Ice cream franchises are riding the wacky flavor wave by creating things like:

  • Sushi ice cream cupcakes (Marble Slab Creamery)
  • Watermelon chip (Baskin Robbins)
  • Candy Shop Blizzard (Dairy Queen)

But USA Today also found some original takes on ice cream from small ice cream entrepreneurs like New York City-based MilkMade Ice Cream, which is introducing a “Pop-Tart” inspired ice cream sandwich.

Perhaps the most interesting take on the frozen dessert is the Ice Cream Brrrger from Carl’s Jr. The chocolate ice cream, sandwiched between sugar cookies, looks like one of the franchise’s famous burgers. The Brrger is being tested in Orange County, California, which (luckily) is where I live, so in the name of research and reporting, I promise to try one and get back to you.

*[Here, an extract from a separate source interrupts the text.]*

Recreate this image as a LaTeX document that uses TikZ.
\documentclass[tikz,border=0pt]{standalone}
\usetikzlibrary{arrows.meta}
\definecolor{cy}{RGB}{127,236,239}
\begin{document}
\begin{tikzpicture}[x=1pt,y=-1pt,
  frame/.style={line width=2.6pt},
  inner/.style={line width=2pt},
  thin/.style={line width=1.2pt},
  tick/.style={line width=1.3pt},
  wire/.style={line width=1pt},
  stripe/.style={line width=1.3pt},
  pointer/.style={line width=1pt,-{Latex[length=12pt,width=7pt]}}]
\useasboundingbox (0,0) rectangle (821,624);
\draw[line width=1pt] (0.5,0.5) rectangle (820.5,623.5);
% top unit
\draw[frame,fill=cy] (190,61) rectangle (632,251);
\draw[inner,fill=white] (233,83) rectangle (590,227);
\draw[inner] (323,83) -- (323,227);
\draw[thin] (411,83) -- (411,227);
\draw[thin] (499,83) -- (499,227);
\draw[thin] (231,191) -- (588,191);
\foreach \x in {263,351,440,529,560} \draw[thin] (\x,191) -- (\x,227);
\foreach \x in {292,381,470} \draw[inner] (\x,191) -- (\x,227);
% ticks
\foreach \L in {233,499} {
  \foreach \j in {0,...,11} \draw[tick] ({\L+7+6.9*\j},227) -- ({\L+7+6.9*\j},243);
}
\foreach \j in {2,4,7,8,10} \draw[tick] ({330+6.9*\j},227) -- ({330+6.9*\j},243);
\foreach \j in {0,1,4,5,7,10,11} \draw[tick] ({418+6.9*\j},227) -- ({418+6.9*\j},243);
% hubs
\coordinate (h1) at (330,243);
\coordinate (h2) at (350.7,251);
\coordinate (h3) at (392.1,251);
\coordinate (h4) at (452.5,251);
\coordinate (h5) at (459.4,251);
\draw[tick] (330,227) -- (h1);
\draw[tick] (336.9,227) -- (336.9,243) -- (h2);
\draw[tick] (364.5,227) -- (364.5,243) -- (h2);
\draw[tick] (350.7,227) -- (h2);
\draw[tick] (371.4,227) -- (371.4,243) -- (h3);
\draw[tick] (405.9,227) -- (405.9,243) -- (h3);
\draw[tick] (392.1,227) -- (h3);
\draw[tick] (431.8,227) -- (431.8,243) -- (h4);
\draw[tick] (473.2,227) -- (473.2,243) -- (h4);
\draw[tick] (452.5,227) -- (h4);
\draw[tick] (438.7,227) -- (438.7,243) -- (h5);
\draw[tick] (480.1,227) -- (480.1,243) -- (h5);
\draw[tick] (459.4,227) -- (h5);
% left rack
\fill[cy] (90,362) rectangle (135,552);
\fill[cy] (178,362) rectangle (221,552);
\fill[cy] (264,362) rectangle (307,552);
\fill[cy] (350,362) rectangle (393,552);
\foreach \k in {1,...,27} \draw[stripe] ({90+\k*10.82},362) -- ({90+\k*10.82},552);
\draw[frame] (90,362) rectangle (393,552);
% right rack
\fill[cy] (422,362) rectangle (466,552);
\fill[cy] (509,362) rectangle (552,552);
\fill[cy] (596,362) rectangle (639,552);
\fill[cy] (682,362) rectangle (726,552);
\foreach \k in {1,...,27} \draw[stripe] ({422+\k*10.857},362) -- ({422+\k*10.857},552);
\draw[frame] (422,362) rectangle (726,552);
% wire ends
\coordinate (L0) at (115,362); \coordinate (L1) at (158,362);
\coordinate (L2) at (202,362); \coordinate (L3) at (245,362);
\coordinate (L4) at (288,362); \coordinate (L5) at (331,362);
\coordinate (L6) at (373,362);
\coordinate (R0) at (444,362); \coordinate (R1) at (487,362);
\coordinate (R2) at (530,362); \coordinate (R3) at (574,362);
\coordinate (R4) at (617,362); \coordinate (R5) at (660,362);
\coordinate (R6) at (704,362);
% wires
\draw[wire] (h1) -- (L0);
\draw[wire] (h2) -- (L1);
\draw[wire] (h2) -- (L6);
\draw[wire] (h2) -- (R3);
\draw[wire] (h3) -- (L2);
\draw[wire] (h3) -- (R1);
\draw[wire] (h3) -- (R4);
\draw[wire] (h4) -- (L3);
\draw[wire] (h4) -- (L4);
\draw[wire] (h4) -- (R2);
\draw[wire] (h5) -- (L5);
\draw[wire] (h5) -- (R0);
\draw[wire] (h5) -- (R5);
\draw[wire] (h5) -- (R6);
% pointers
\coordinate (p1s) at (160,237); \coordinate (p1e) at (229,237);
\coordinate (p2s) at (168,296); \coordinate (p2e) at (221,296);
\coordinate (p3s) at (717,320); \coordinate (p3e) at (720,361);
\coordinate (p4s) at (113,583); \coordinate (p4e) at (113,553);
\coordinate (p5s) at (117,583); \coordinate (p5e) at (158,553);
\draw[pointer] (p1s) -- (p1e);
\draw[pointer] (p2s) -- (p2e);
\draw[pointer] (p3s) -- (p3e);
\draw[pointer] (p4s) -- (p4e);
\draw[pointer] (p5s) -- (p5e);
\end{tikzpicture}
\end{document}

Unusual ice cream flavors were not born in the summer of 2012. This journey beyond vanilla, chocolate and strawberry started several years ago when grown-up artisanal ice cream starting cropping up in the fleets of gourmet ice cream trucks riding through the country’s biggest cities.

Several of the trucks were so successful, the entrepreneurs have branched out and opened ice cream shops as well. One such success, the Big Gay Ice Cream Truck, now also operates the Big Gay Ice Cream Shop, both in New York City, where their soft-serve ice cream is topped with exotic toppings like wasabi pea dust, Dulce de Leche, olive oil and sea salt.

This trend is not likely to melt away (sorry!) anytime soon, so if you sell ice cream, operate a restaurant, or are still dreaming about it, think about all the ways you can make people scream for ice cream.